STATED EXERCISE ▸
Begin at the top of the entries below and write out every line through the one containing "plt.rcParams['axes.unicode_minus'] = False", excluding pictures.

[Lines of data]
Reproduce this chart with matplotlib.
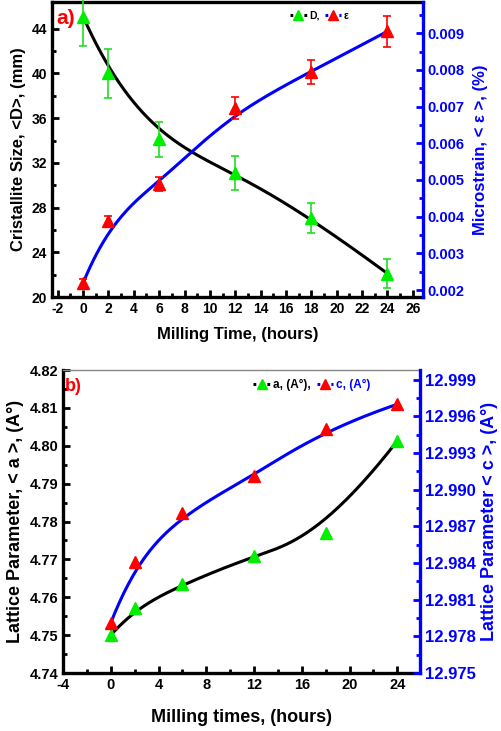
import numpy as np
import matplotlib.pyplot as plt
from matplotlib.lines import Line2D

plt.rcParams['font.family'] = ['Liberation Sans', 'DejaVu Sans']
plt.rcParams['font.weight'] = 'bold'
plt.rcParams['axes.unicode_minus'] = False

# panel a data
time_a = [0, 2, 6, 12, 18, 24]
size_D = [45.1, 40.0, 34.1, 31.1, 27.1, 22.1]
size_D_err = [2.6, 2.2, 1.6, 1.5, 1.35, 1.3]
strain = [0.00219, 0.00388, 0.00489, 0.00695, 0.00795, 0.00905]
strain_err = [0.0001, 0.00015, 0.0002, 0.0003, 0.00033, 0.00042]

# panel b data
time_b = [0, 2, 6, 12, 18, 24]
lat_a = [4.7500, 4.7571, 4.7634, 4.7710, 4.7770, 4.8013]
lat_c = [12.9791, 12.9841, 12.9881, 12.9911, 12.9950, 12.9970]


def bspline(x, y, n=200):
    # clamped cubic B-spline using the points as control points (Origin style)
    P = np.column_stack([x, y]).astype(float)
    k = 3
    m = len(P)
    inner = np.linspace(0, 1, m - k + 1)
    knots = np.concatenate([[0] * k, inner, [1] * k])
    t = np.linspace(0, 1, n)
    t[-1] = 1 - 1e-12

    def basis(i, d, tt):
        if d == 0:
            return ((knots[i] <= tt) & (tt < knots[i + 1])).astype(float)
        a = 0.0
        b = 0.0
        if knots[i + d] != knots[i]:
            a = (tt - knots[i]) / (knots[i + d] - knots[i]) * basis(i, d - 1, tt)
        if knots[i + d + 1] != knots[i + 1]:
            b = (knots[i + d + 1] - tt) / (knots[i + d + 1] - knots[i + 1]) * basis(i + 1, d - 1, tt)
        return a + b

    B = np.array([basis(i, k, t) for i in range(m)])
    C = B.T @ P
    return C[:, 0], C[:, 1]


# legend handle: small square, gap, marker, gap, small square (in points)
LW = 2.2
sq, gap, mid = 2.0, 2.6, 2.8
handle_len = 2 * sq + 2 * gap + mid
leg_dash = (0, (sq / LW, gap / LW, mid / LW, gap / LW))
leg_ms = 7.5

fig = plt.figure(figsize=(5.02, 7.31), dpi=100)
blue = '#0000ff'
green = '#00ee00'

# ---------- panel a ----------
ax1 = fig.add_axes([0.1036, 0.5937, 0.739, 0.4036])
ax2 = ax1.twinx()

sx, sy = bspline(time_a, size_D)
ax1.plot(sx, sy, color='black', lw=LW, zorder=2)
ax1.errorbar(time_a, size_D, yerr=size_D_err, fmt='^', color=green, ms=9,
             ecolor='#22dd22', elinewidth=1.2, capsize=3, capthick=1.2, zorder=3, clip_on=False)
ex, ey = bspline(time_a, strain)
ax2.plot(ex, ey, color=blue, lw=LW, zorder=2)
ax2.errorbar(time_a, strain, yerr=strain_err, fmt='^', color='#ff0000', ms=9,
             ecolor='#ff0000', elinewidth=1.2, capsize=3, capthick=1.2, zorder=3)

ax1.set_xlim(-2.45, 26.8)
ax1.set_ylim(20, 46.4)
ax2.set_ylim(0.00181, 0.00985)
ax1.set_xticks(np.arange(-2, 27, 2))
ax1.set_xticks(np.arange(-2, 27, 1), minor=True)
ax1.set_yticks(np.arange(20, 45, 4))
ax1.set_yticks(np.arange(20, 46, 2), minor=True)
ax2.set_yticks(np.arange(0.002, 0.0095, 0.001))
ax2.set_yticks(np.arange(0.002, 0.0098, 0.0005), minor=True)
ax2.yaxis.set_major_formatter(plt.FuncFormatter(lambda v, p: f'{v:.3f}'))

ax1.tick_params(axis='both', which='both', direction='in', width=2, labelsize=10)
ax1.tick_params(which='major', length=5)
ax1.tick_params(which='minor', length=3)
ax2.tick_params(axis='y', which='both', direction='in', colors=blue, width=2, labelsize=10.5)
ax2.tick_params(which='major', length=5)
ax2.tick_params(which='minor', length=3)
for s in ['left', 'bottom', 'top']:
    ax1.spines[s].set_linewidth(2.4)
ax2.spines['right'].set_color(blue)
ax2.spines['right'].set_linewidth(2.4)
for s in ['left', 'bottom', 'top']:
    ax2.spines[s].set_visible(False)

ax1.set_xlabel('Milling Time, (hours)', fontsize=12, fontweight='bold', labelpad=8)
ax1.set_ylabel('Cristallite Size, <D>, (mm)', fontsize=12, fontweight='bold', labelpad=4)
ax2.set_ylabel('Microstrain, < ε >, (%)', fontsize=12, fontweight='bold', color=blue, labelpad=6)
ax1.text(0.012, 0.975, 'a)', transform=ax1.transAxes, color='red', fontsize=15,
         fontweight='bold', va='top', ha='left')

h1 = Line2D([], [], color='black', ls=leg_dash, lw=LW, marker='^', mfc=green, mec=green, ms=leg_ms)
h2 = Line2D([], [], color=blue, ls=leg_dash, lw=LW, marker='^', mfc='red', mec='red', ms=leg_ms)
ax1.legend([h1, h2], ['D,', 'ε'], loc='upper left', bbox_to_anchor=(0.63, 0.985), ncol=2,
           frameon=False, fontsize=7.5, handlelength=handle_len / 7.5, handletextpad=0.25,
           columnspacing=0.5, borderaxespad=0, numpoints=1)

# ---------- panel b ----------
ax3 = fig.add_axes([0.1255, 0.0793, 0.7112, 0.4145])
ax4 = ax3.twinx()

ax_, ay_ = bspline(time_b, lat_a)
ax3.plot(ax_, ay_, color='black', lw=LW, zorder=2)
ax3.plot(time_b, lat_a, '^', color=green, ms=9, zorder=3)
cx, cy = bspline(time_b, lat_c)
ax4.plot(cx, cy, color=blue, lw=LW, zorder=2)
ax4.plot(time_b, lat_c, '^', color='#ff0000', ms=9, zorder=3)

ax3.set_xlim(-4, 25.9)
ax3.set_ylim(4.74, 4.82)
ax4.set_ylim(12.975, 12.9998)
ax3.set_xticks(np.arange(-4, 25, 4))
ax3.set_xticks(np.arange(-4, 26, 2), minor=True)
ax3.set_yticks(np.arange(4.74, 4.8201, 0.01))
ax3.set_yticks(np.arange(4.74, 4.8201, 0.005), minor=True)
ax3.yaxis.set_major_formatter(plt.FuncFormatter(lambda v, p: f'{v:.2f}'))
ax4.set_yticks(np.arange(12.975, 12.9995, 0.003))
ax4.set_yticks(np.arange(12.975, 12.9998, 0.0015), minor=True)
ax4.yaxis.set_major_formatter(plt.FuncFormatter(lambda v, p: f'{v:.3f}'))

ax3.tick_params(axis='both', which='both', direction='in', width=2, labelsize=10.5)
ax3.tick_params(which='major', length=5)
ax3.tick_params(which='minor', length=3)
ax4.tick_params(axis='y', which='both', direction='in', colors=blue, width=2, labelsize=12)
ax4.tick_params(which='major', length=5)
ax4.tick_params(which='minor', length=3)
for s in ['left', 'bottom']:
    ax3.spines[s].set_linewidth(2.4)
ax3.spines['top'].set_color('#888888')
ax3.spines['top'].set_linewidth(1)
ax4.spines['right'].set_color(blue)
ax4.spines['right'].set_linewidth(2.4)
for s in ['left', 'bottom', 'top']:
    ax4.spines[s].set_visible(False)

ax3.set_xlabel('Milling times, (hours)', fontsize=13, fontweight='bold', labelpad=12)
ax3.set_ylabel('Lattice Parameter, < a >, (A°)', fontsize=13, fontweight='bold', labelpad=4)
ax4.set_ylabel('Lattice Parameter < c >, (A°)', fontsize=13, fontweight='bold', color=blue,
               labelpad=4)
ax3.text(0.005, 0.975, 'b)', transform=ax3.transAxes, color='red', fontsize=13,
         fontweight='bold', va='top', ha='left')

h3 = Line2D([], [], color='black', ls=leg_dash, lw=LW, marker='^', mfc=green, mec=green, ms=leg_ms)
h4 = Line2D([], [], color=blue, ls=leg_dash, lw=LW, marker='^', mfc='red', mec='red', ms=leg_ms)
leg = ax3.legend([h3, h4], ['a, (A°),', 'c, (A°)'], loc='upper left',
                 bbox_to_anchor=(0.52, 0.985), ncol=2, frameon=False, fontsize=8.5,
                 handlelength=handle_len / 8.5, handletextpad=0.25, columnspacing=0.5,
                 borderaxespad=0, numpoints=1)
leg.get_texts()[1].set_color(blue)

fig.savefig('out.png', dpi=100)
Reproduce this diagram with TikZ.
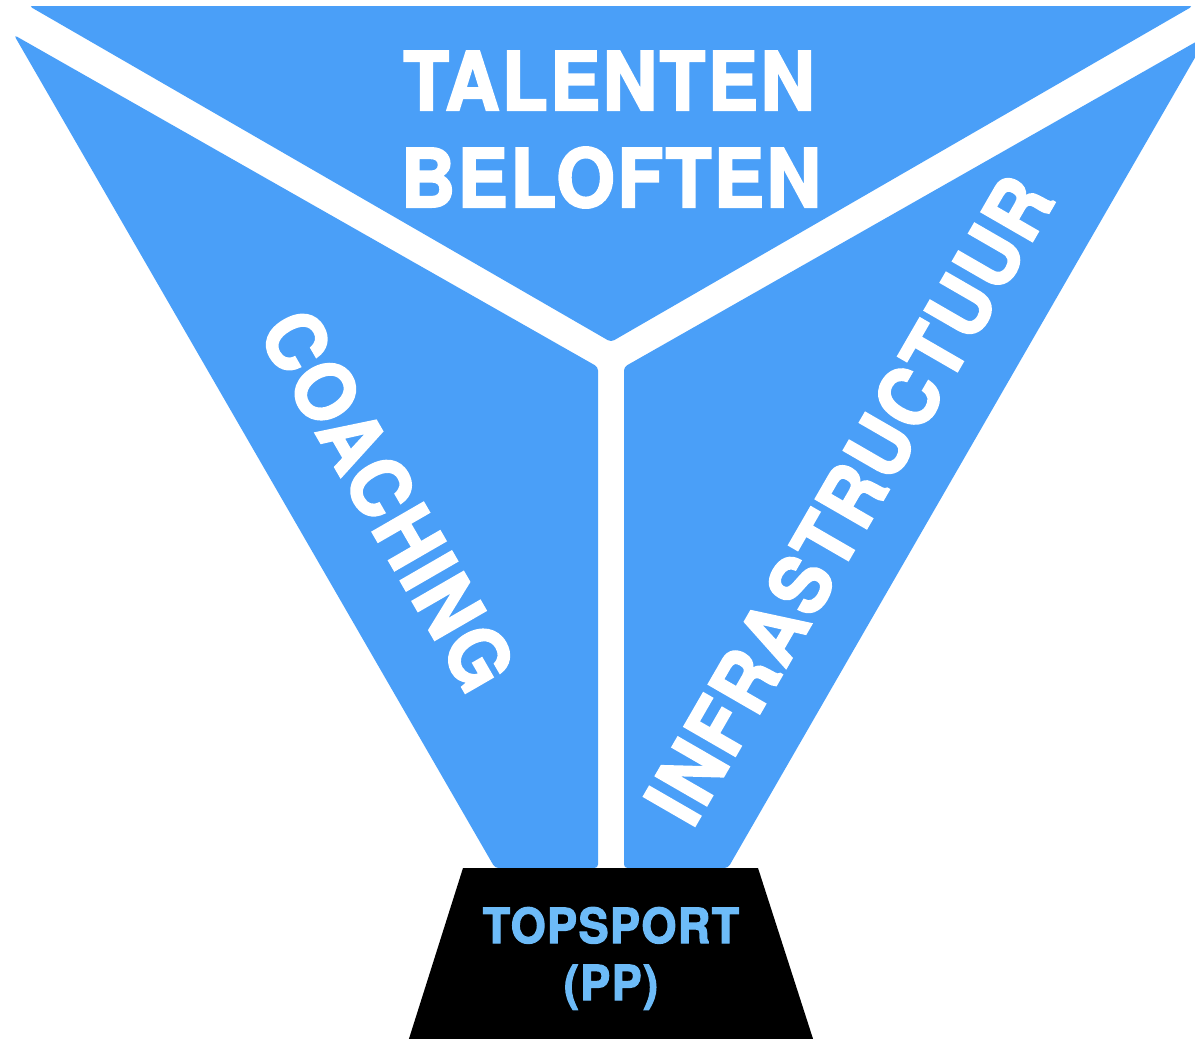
\documentclass[tikz,border=0pt]{standalone}
\usepackage{fontspec}
\usepackage{tikz}
\newfontfamily\funnelfont{texgyreheros-bold.otf}[FakeStretch=0.93, FakeBold=2.5, LetterSpace=3]
\definecolor{funnelblue}{HTML}{4A9FF8}
\definecolor{podiumblue}{HTML}{6DBBF8}
\newcommand{\bigsize}{\fontsize{46}{46}\selectfont}
\newcommand{\smallsize}{\fontsize{27.5}{27.5}\selectfont}

\begin{document}
\begin{tikzpicture}[scale=0.2]
\tikzstyle{every node}+=[inner sep=0pt]
\tikzstyle{part}=[fill=funnelblue, rounded corners=2pt]
\tikzstyle{bigtext}=[text=white, font=\funnelfont\bigsize]
\tikzstyle{podtext}=[text=podiumblue, font=\funnelfont\smallsize]
\useasboundingbox (0,0) rectangle (119.5,-103.9);
\clip (0,0) rectangle (119.5,-103.9);
\fill [part] (2.9,-0.6) -- (119.3,-0.6) -- (61.1,-34.2) -- cycle;
\fill [part] (1.4,-3.5) -- (59.8,-36.7) -- (59.8,-86.8) -- (49.5,-86.8) -- cycle;
\fill [part] (120.8,-3.5) -- (62.4,-36.7) -- (62.4,-86.8) -- (72.8,-86.8) -- cycle;
\fill [black] (46.3,-86.8) -- (75.8,-86.8) -- (81.5,-104.5) -- (40.7,-104.5) -- cycle;
\draw (60.9,-11.0) node (talenten) [bigtext, anchor=base] {TALENTEN};
\draw (61.1,-20.7) node (beloften) [bigtext, anchor=base] {BELOFTEN};
\draw (38.8,-50.0) node (coaching) [bigtext, rotate=-60] {COACHING};
\draw (84.9,-50.0) node (infra) [bigtext, rotate=60] {INFRASTRUCTUUR};
\draw (61.1,-94.3) node (topsport) [podtext, anchor=base] {TOPSPORT};
\draw (61.1,-100.0) node (pp) [podtext, anchor=base] {(PP)};
\end{tikzpicture}
\end{document}
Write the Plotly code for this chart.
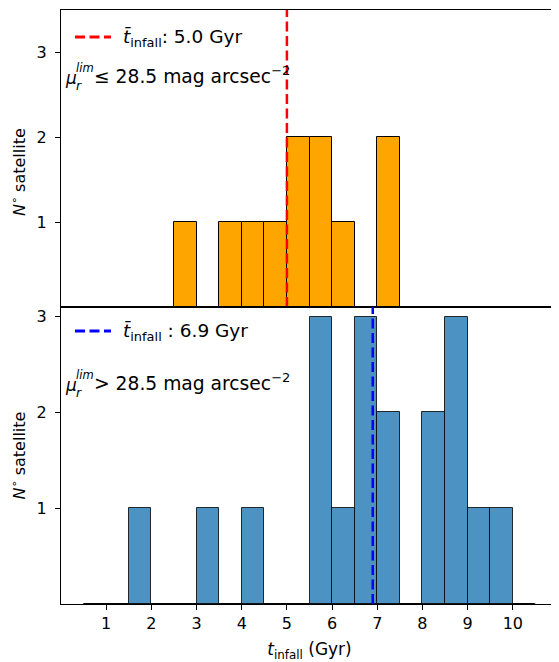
import plotly.graph_objects as go
from plotly.subplots import make_subplots

# Bin left edges (Gyr), bin width 0.5
bin_left = [0.5, 1.0, 1.5, 2.0, 2.5, 3.0, 3.5, 4.0, 4.5, 5.0,
            5.5, 6.0, 6.5, 7.0, 7.5, 8.0, 8.5, 9.0, 9.5, 10.0]
counts_bright = [0, 0, 0, 0, 1, 0, 1, 1, 1, 2,
                 2, 1, 0, 2, 0, 0, 0, 0, 0, 0]
counts_faint = [0, 0, 1, 0, 0, 1, 0, 1, 0, 0,
                3, 1, 3, 2, 0, 2, 3, 1, 1, 0]
mean_bright = 5.0
mean_faint = 6.9
bin_width = 0.5

x_ticks = [1, 2, 3, 4, 5, 6, 7, 8, 9, 10]
y_ticks = [1, 2, 3]
y_title = "<i>N</i><sup>∘</sup> satellite"

FONT = "DejaVu Sans"
DASH = "10px,4.5px"

# page offset of the html body (8px) is compensated in width/height/margins
W, H = 551, 654
ML, MR, MT, MB = 53, 1, 2, 58
PL, PT = 8 + ML, 8 + MT                    # plot-area origin on the page
PW, PH = W - ML - MR, H - MT - MB


def px(xp):
    return (xp - PL) / PW


def py(yp):
    return (PT + PH - yp) / PH


def label(text, xp, yp, size, **kw):
    fig.add_annotation(text=text, xref="paper", yref="paper", x=px(xp), y=py(yp),
                       xanchor=kw.pop("xanchor", "left"), yanchor="middle", showarrow=False,
                       borderpad=0, borderwidth=0,
                       font=dict(family=FONT, size=size, color="black"), **kw)


fig = make_subplots(rows=2, cols=1, shared_xaxes=True, vertical_spacing=0)

centers = [b + bin_width / 2 for b in bin_left]

fig.add_trace(go.Bar(x=centers, y=counts_bright, width=bin_width,
                     marker=dict(color="#FFA500", line=dict(color="black", width=1)),
                     showlegend=False), row=1, col=1)
fig.add_trace(go.Bar(x=centers, y=counts_faint, width=bin_width,
                     marker=dict(color="rgb(76,146,195)", line=dict(color="rgba(0,0,0,0.8)", width=1)),
                     showlegend=False), row=2, col=1)

# baseline of empty bins
for r in (1, 2):
    fig.add_trace(go.Scatter(x=[bin_left[0], bin_left[-1] + bin_width], y=[0, 0], mode="lines",
                             line=dict(color="black", width=1), showlegend=False, hoverinfo="skip"),
                  row=r, col=1)

fig.add_trace(go.Scatter(x=[mean_bright, mean_bright], y=[0, 3.5], mode="lines",
                         line=dict(color="red", width=2.5, dash=DASH), showlegend=False),
              row=1, col=1)
fig.add_trace(go.Scatter(x=[mean_faint, mean_faint], y=[0, 3.1], mode="lines",
                         line=dict(color="blue", width=2.5, dash=DASH), showlegend=False),
              row=2, col=1)

axis_common = dict(showline=True, linecolor="black", linewidth=1, mirror=True,
                   showgrid=False, zeroline=False, ticks="outside", ticklen=5,
                   tickcolor="black", automargin=False,
                   tickfont=dict(family=FONT, size=16, color="black"))

fig.update_xaxes(range=[0, 11], tickvals=x_ticks, **axis_common)
fig.update_xaxes(showticklabels=False, ticks="", row=1, col=1)
fig.update_xaxes(title=dict(text="<i>t</i><sub>infall</sub> (Gyr)",
                            font=dict(family=FONT, size=17, color="black")),
                 row=2, col=1)
fig.update_yaxes(tickvals=y_ticks, ticklabelstandoff=5, **axis_common)
fig.update_yaxes(range=[0, 3.5], row=1, col=1)
fig.update_yaxes(range=[0, 3.1], row=2, col=1)
fig.update_yaxes(title=dict(text=y_title, font=dict(family=FONT, size=16, color="black")),
                 row=2, col=1)

# top-panel y label (sits a little below the panel centre in the reference)
label(y_title, 18, 172, 16, textangle=-90, xanchor="center")

# hand-made legends (line sample + label)
legend_items = [("red", 37, "<i>t̄</i><sub>infall</sub>: %.1f Gyr" % mean_bright),
                ("blue", 331, "<i>t̄</i><sub>infall</sub> : %.1f Gyr" % mean_faint)]
for color, yl, text in legend_items:
    fig.add_shape(type="line", xref="paper", yref="paper",
                  x0=px(75), x1=px(111), y0=py(yl), y1=py(yl),
                  line=dict(color=color, width=2.8, dash=DASH))
    label(text, 123, yl + 1, 18.5)

# surface-brightness labels (stacked sub/superscript)
mu_items = [(78, "≤ 28.5 mag arcsec<sup>−2</sup>"),
            (385, "> 28.5 mag arcsec<sup>−2</sup>")]
for ym, rest in mu_items:
    label("<i>μ</i>", 65, ym, 17)
    label("<i>lim</i>", 76, ym - 10, 11.5)
    label("<i>r</i>", 76, ym + 7, 12.5)
    label(rest, 94, ym - 3, 18.7)

fig.update_layout(
    width=W, height=H,
    margin=dict(l=ML, r=MR, t=MT, b=MB),
    plot_bgcolor="white", paper_bgcolor="white",
    bargap=0, showlegend=False,
)

fig.write_html("out.html")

RESPONSE ▸
Reproduce this chart with matplotlib.
import numpy as np
import matplotlib.pyplot as plt
from matplotlib.lines import Line2D

plt.rcParams['font.family'] = ['Liberation Sans', 'DejaVu Sans']
plt.rcParams['font.weight'] = 'bold'
plt.rcParams['axes.unicode_minus'] = False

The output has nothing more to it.